De aanslag IB/PVV 2015 is met dagtekening 29 juni 2018 (hierna: de aanslag) aan belanghebbende opgelegd. Voor de IB is de aanslag berekend naar een belastbaar inkomen uit werk en woning van € 60.053. Het premie-inkomen voor de PVV is vastgesteld op nihil. Het bedrag aan verschuldigde IB/PVV komt uit op € 5.126. Daarop is een bedrag aan loonheffing van in totaal € 15.774 als voorheffing in mindering gebracht. Onderdeel van dit bedrag is het bedrag aan Oostenrijkse loonheffing. Het saldo van de verschuldigde IB/PVV en de voorheffingen is € 10.648 negatief. Bij de aanslag leidt dit niet tot een teruggave voor belanghebbende omdat dit bedrag al (per saldo) bij voorlopige aanslagen is terugbetaald.
Ter zake van de lijfrenteaanspraak op emigratiedatum heeft de inspecteur met dagtekening 15 november 2018 de conserverende aanslag opgelegd en gelijktijdig bij beschikking revisierente in rekening gebracht. Deze aanslag is bij uitspraak op bezwaar gehandhaafd.
De inspecteur heeft geconstateerd dat omdat in de aangifte het Oostenrijkse loon en de Oostenrijkse loonheffing in een verkeerde rubriek is aangegeven, belanghebbende meer heeft teruggekregen (€ 10.648; zie 2.5) dan waarop hij recht heeft. Om die reden is de navorderingsaanslag opgelegd. Daarbij is het belastbare inkomen uit werk en woning voor de IB vastgesteld op € 5.562, is het premie-inkomen vastgesteld op nihil en is rekening gehouden met een loonheffing van in totaal € 8.240 (zie 2.1 en 2.2). De IB/PVV bedraagt, na toepassing van de heffingskortingen, nihil. De navorderingsaanslag resulteert in een te betalen bedrag van € 2.408, vermeerderd met € 272 belastingrente.

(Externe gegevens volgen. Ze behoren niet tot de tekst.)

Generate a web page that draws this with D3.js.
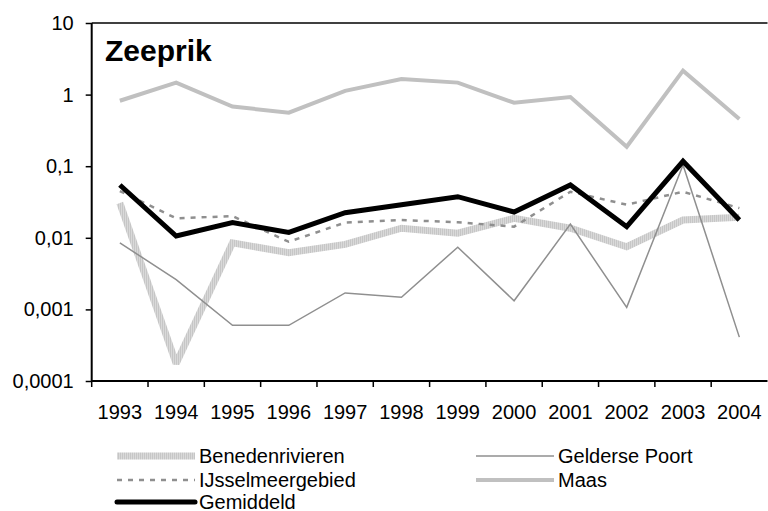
<!DOCTYPE html>
<html>
<head>
<meta charset="utf-8">
<script src="https://cdn.jsdelivr.net/npm/d3@7"></script>
<style>
  body { margin: 0; background: #fff; }
  text { font-family: "Liberation Sans", Arial, sans-serif; }
</style>
</head>
<body>
<div id="chart"></div>
<script>
var years = ["1993","1994","1995","1996","1997","1998","1999","2000","2001","2002","2003","2004"];

var benedenrivieren = [0.0306, 0.000175, 0.0085, 0.0062, 0.0081, 0.0136, 0.0116, 0.0187, 0.0136, 0.0075, 0.0177, 0.0193];
var geldersePoort   = [0.0085, 0.0026, 0.0006, 0.0006, 0.0017, 0.00148, 0.0074, 0.00132, 0.0155, 0.00107, 0.104, 0.00041];
var ijsselmeer      = [0.045, 0.0187, 0.0201, 0.0088, 0.0163, 0.0177, 0.0165, 0.0143, 0.044, 0.029, 0.044, 0.026];
var maas            = [0.82, 1.47, 0.68, 0.56, 1.13, 1.65, 1.47, 0.77, 0.925, 0.187, 2.16, 0.456];
var gemiddeld       = [0.0546, 0.0106, 0.0163, 0.0119, 0.0224, 0.029, 0.0375, 0.0229, 0.0546, 0.0143, 0.117, 0.0177];

var yTicks = [0.0001, 0.001, 0.01, 0.1, 1, 10];
var yTickLabels = ["0,0001", "0,001", "0,01", "0,1", "1", "10"];
var title = "Zeeprik";

var W = 768, H = 511;
var plot = {left: 91.7, right: 767.5, top: 23, bottom: 381};

var x = d3.scaleBand()
          .domain(years)
          .range([plot.left, plot.right]);

var y = d3.scaleLog()
          .domain([0.0001, 10])
          .range([plot.bottom, plot.top]);

var svg = d3.select("#chart")
            .append("svg")
              .attr("width", W)
              .attr("height", H);

// striped texture for Benedenrivieren
var pat = svg.append("defs").append("pattern")
    .attr("id", "stripes")
    .attr("patternUnits", "userSpaceOnUse")
    .attr("width", 2)
    .attr("height", 2);
pat.append("rect").attr("width", 2).attr("height", 2).attr("fill", "#d9d9d9");
pat.append("rect").attr("width", 1).attr("height", 2).attr("fill", "#c6c6c6");

// top border of plot area
svg.append("line")
   .attr("x1", plot.left).attr("x2", plot.right)
   .attr("y1", plot.top).attr("y2", plot.top)
   .attr("stroke", "black")
   .attr("stroke-width", 1.5);

var series = [
  {name: "Benedenrivieren", values: benedenrivieren, stroke: "url(#stripes)", width: 7, dash: null, miter: 2},
  {name: "Gelderse Poort", values: geldersePoort, stroke: "#8f8f8f", width: 1.5, dash: null, miter: 10},
  {name: "IJsselmeergebied", values: ijsselmeer, stroke: "#8f8f8f", width: 2.5, dash: "5,6", miter: 4},
  {name: "Maas", values: maas, stroke: "#c0c0c0", width: 4, dash: null, miter: 4},
  {name: "Gemiddeld", values: gemiddeld, stroke: "black", width: 5, dash: null, miter: 4}
];

var line = d3.line()
    .x(function(d, i) { return x(years[i]) + x.bandwidth() / 2; })
    .y(function(d) { return y(d); });

series.forEach(function(s) {
  svg.append("path")
     .datum(s.values)
     .attr("fill", "none")
     .attr("stroke", s.stroke)
     .attr("stroke-width", s.width)
     .attr("stroke-linejoin", "miter")
     .attr("stroke-miterlimit", s.miter)
     .attr("stroke-dasharray", s.dash)
     .attr("d", line);
});

// y axis
var yAxis = svg.append("g")
   .attr("transform", "translate(" + plot.left + ",0)")
   .call(d3.axisLeft(y)
           .tickValues(yTicks)
           .tickSize(6)
           .tickPadding(12)
           .tickFormat(function(d, i) { return yTickLabels[i]; }));
yAxis.select(".domain").attr("stroke-width", 2).attr("d", "M0," + plot.top + "V" + plot.bottom);
yAxis.selectAll(".tick line").attr("stroke-width", 1.5);
yAxis.selectAll("text")
     .style("font-family", "Liberation Sans, Arial, sans-serif")
     .style("font-size", "20px")
     .attr("fill", "black");

// x axis, ticks between categories
var xAxis = svg.append("g")
   .attr("transform", "translate(0," + plot.bottom + ")");
xAxis.append("line")
     .attr("x1", plot.left).attr("x2", plot.right)
     .attr("stroke", "black").attr("stroke-width", 2);
xAxis.selectAll(".xtick")
     .data(years)
     .enter().append("line")
       .attr("x1", function(d) { return x(d); })
       .attr("x2", function(d) { return x(d); })
       .attr("y1", 0).attr("y2", 6)
       .attr("stroke", "black").attr("stroke-width", 1.5);
xAxis.selectAll(".xlab")
     .data(years)
     .enter().append("text")
       .attr("x", function(d) { return x(d) + x.bandwidth() / 2; })
       .attr("y", 38)
       .attr("text-anchor", "middle")
       .style("font-size", "20px")
       .text(function(d) { return d; });

svg.append("text")
   .attr("x", 105)
   .attr("y", 61)
   .style("font-size", "30px")
   .style("font-weight", "bold")
   .text(title);

// legend
var legendPos = [
  {x: 117, y: 456}, {x: 476, y: 456},
  {x: 117, y: 480}, {x: 476, y: 480},
  {x: 117, y: 502}
];
var legendNames = ["Benedenrivieren", "Gelderse Poort", "IJsselmeergebied", "Maas", "Gemiddeld"];
legendNames.forEach(function(name, i) {
  var s = series.filter(function(d) { return d.name == name; })[0];
  var p = legendPos[i];
  svg.append("line")
     .attr("x1", p.x).attr("x2", p.x + 78)
     .attr("y1", p.y).attr("y2", p.y)
     .attr("stroke", s.stroke)
     .attr("stroke-width", s.width)
     .attr("stroke-linecap", s.name == "Gemiddeld" ? "round" : "butt")
     .attr("stroke-dasharray", s.dash);
  svg.append("text")
     .attr("x", p.x + 82)
     .attr("y", p.y + 7)
     .style("font-size", "20px")
     .text(name);
});
</script>
</body>
</html>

De navorderingsaanslag is bij uitspraak op bezwaar gehandhaafd.
De rechtbank heeft de beschikking belastingrente ter zake van de navorderingsaanslag verminderd tot één berekend over de periode 1 juli 2016 tot en met 7 januari 2017, het verzamelinkomen vastgesteld op € 669, de conserverende aanslag vermindert tot één berekend naar een te conserveren inkomen van € 10.206 en de beschikking revisierente dienovereenkomstig verminderd.
De uitspraak van de rechtbank is op 23 juni 2021 openbaar gemaakt door publicatie op www.rechtspraak.nl en op 5 juli 2021 aangetekend aan partijen verzonden. Uit de door PostNL verstrekte informatie kan worden afgeleid dat de uitspraak op 6 juli 2021 niet bezorgd kon worden op het adres van gemachtigde en dat het vanaf die datum kon worden afgehaald bij een PostNL-punt. Dit poststuk is niet afgehaald en op 21 juli 2021 retour gezonden naar de rechtbank, waar het op 22 juli 2021 is bezorgd.
Gemachtigde heeft begin september kennis genomen van de uitspraak via www.rechtspraak.nl.
3 Geschil en conclusies van partijen
Het geschil betreft het antwoord op de volgende vragen:
1. Is het hoger beroep ontvankelijk?
2. Dient de navorderingsaanslag respectievelijk de conserverende aanslag te worden vernietigd wegens een ambtelijk verzuim van de zijde van de inspecteur?
Belanghebbende concludeert tot vernietiging van de uitspraak van de rechtbank en vernietiging van de conserverende aanslag en de navorderingsaanslag. De inspecteur concludeert tot bevestiging van de uitspraak van de rechtbank.